● TASK
Write out the material exactly, without any of its pictures.

● DATASET CONTENT

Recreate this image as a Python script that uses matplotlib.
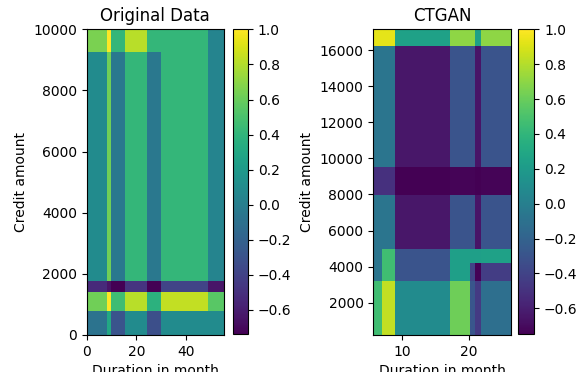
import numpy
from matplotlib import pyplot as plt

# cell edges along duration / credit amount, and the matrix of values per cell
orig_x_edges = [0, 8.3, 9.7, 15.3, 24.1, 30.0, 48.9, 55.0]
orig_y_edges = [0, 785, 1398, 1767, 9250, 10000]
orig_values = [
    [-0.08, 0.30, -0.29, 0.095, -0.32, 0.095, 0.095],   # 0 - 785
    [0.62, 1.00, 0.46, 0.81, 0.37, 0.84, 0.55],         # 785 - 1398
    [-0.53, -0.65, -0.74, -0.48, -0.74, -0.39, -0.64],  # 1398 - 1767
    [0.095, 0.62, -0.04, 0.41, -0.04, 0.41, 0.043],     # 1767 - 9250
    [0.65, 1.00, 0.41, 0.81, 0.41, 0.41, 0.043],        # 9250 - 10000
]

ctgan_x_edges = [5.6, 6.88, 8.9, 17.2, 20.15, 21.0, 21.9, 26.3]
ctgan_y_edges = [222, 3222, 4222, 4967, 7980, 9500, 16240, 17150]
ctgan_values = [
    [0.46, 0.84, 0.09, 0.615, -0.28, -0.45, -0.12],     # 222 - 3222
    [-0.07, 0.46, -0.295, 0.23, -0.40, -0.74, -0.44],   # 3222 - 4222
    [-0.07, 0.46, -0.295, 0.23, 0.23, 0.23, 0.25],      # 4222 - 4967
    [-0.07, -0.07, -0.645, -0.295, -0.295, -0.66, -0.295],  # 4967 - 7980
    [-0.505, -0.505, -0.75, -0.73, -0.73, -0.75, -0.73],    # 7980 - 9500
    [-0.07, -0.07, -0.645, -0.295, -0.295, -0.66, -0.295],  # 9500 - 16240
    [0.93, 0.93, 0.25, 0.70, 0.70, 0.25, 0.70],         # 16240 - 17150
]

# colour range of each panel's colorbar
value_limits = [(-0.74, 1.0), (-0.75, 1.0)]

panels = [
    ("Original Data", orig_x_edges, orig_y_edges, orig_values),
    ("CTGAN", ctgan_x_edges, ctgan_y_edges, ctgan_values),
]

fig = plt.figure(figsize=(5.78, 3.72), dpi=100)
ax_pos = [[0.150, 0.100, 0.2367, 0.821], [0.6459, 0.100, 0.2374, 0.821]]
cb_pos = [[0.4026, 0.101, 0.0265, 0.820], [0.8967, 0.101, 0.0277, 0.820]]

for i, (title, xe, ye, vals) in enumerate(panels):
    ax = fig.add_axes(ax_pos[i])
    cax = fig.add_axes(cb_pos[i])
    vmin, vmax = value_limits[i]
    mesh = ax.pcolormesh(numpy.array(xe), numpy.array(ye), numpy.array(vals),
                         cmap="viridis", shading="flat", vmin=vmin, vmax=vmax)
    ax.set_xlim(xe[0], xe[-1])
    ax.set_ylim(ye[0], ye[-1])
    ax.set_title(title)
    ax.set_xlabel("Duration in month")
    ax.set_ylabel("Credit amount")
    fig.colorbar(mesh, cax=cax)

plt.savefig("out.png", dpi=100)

● TASK RESULT
Recreate this image as a Python script that uses matplotlib.
import numpy
from matplotlib import pyplot as plt

# cell edges along duration / credit amount, and the matrix of values per cell
orig_x_edges = [0, 8.3, 9.7, 15.3, 24.1, 30.0, 48.9, 55.0]
orig_y_edges = [0, 785, 1398, 1767, 9250, 10000]
orig_values = [
    [-0.08, 0.30, -0.29, 0.095, -0.32, 0.095, 0.095],   # 0 - 785
    [0.62, 1.00, 0.46, 0.81, 0.37, 0.84, 0.55],         # 785 - 1398
    [-0.53, -0.65, -0.74, -0.48, -0.74, -0.39, -0.64],  # 1398 - 1767
    [0.095, 0.62, -0.04, 0.41, -0.04, 0.41, 0.043],     # 1767 - 9250
    [0.65, 1.00, 0.41, 0.81, 0.41, 0.41, 0.043],        # 9250 - 10000
]

ctgan_x_edges = [5.6, 6.88, 8.9, 17.2, 20.15, 21.0, 21.9, 26.3]
ctgan_y_edges = [222, 3222, 4222, 4967, 7980, 9500, 16240, 17150]
ctgan_values = [
    [0.46, 0.84, 0.09, 0.615, -0.28, -0.45, -0.12],     # 222 - 3222
    [-0.07, 0.46, -0.295, 0.23, -0.40, -0.74, -0.44],   # 3222 - 4222
    [-0.07, 0.46, -0.295, 0.23, 0.23, 0.23, 0.25],      # 4222 - 4967
    [-0.07, -0.07, -0.645, -0.295, -0.295, -0.66, -0.295],  # 4967 - 7980
    [-0.505, -0.505, -0.75, -0.73, -0.73, -0.75, -0.73],    # 7980 - 9500
    [-0.07, -0.07, -0.645, -0.295, -0.295, -0.66, -0.295],  # 9500 - 16240
    [0.93, 0.93, 0.25, 0.70, 0.70, 0.25, 0.70],         # 16240 - 17150
]

# colour range of each panel's colorbar
value_limits = [(-0.74, 1.0), (-0.75, 1.0)]

panels = [
    ("Original Data", orig_x_edges, orig_y_edges, orig_values),
    ("CTGAN", ctgan_x_edges, ctgan_y_edges, ctgan_values),
]

fig = plt.figure(figsize=(5.78, 3.72), dpi=100)
ax_pos = [[0.150, 0.100, 0.2367, 0.821], [0.6459, 0.100, 0.2374, 0.821]]
cb_pos = [[0.4026, 0.101, 0.0265, 0.820], [0.8967, 0.101, 0.0277, 0.820]]

for i, (title, xe, ye, vals) in enumerate(panels):
    ax = fig.add_axes(ax_pos[i])
    cax = fig.add_axes(cb_pos[i])
    vmin, vmax = value_limits[i]
    mesh = ax.pcolormesh(numpy.array(xe), numpy.array(ye), numpy.array(vals),
                         cmap="viridis", shading="flat", vmin=vmin, vmax=vmax)
    ax.set_xlim(xe[0], xe[-1])
    ax.set_ylim(ye[0], ye[-1])
    ax.set_title(title)
    ax.set_xlabel("Duration in month")
    ax.set_ylabel("Credit amount")
    fig.colorbar(mesh, cax=cax)

plt.savefig("out.png", dpi=100)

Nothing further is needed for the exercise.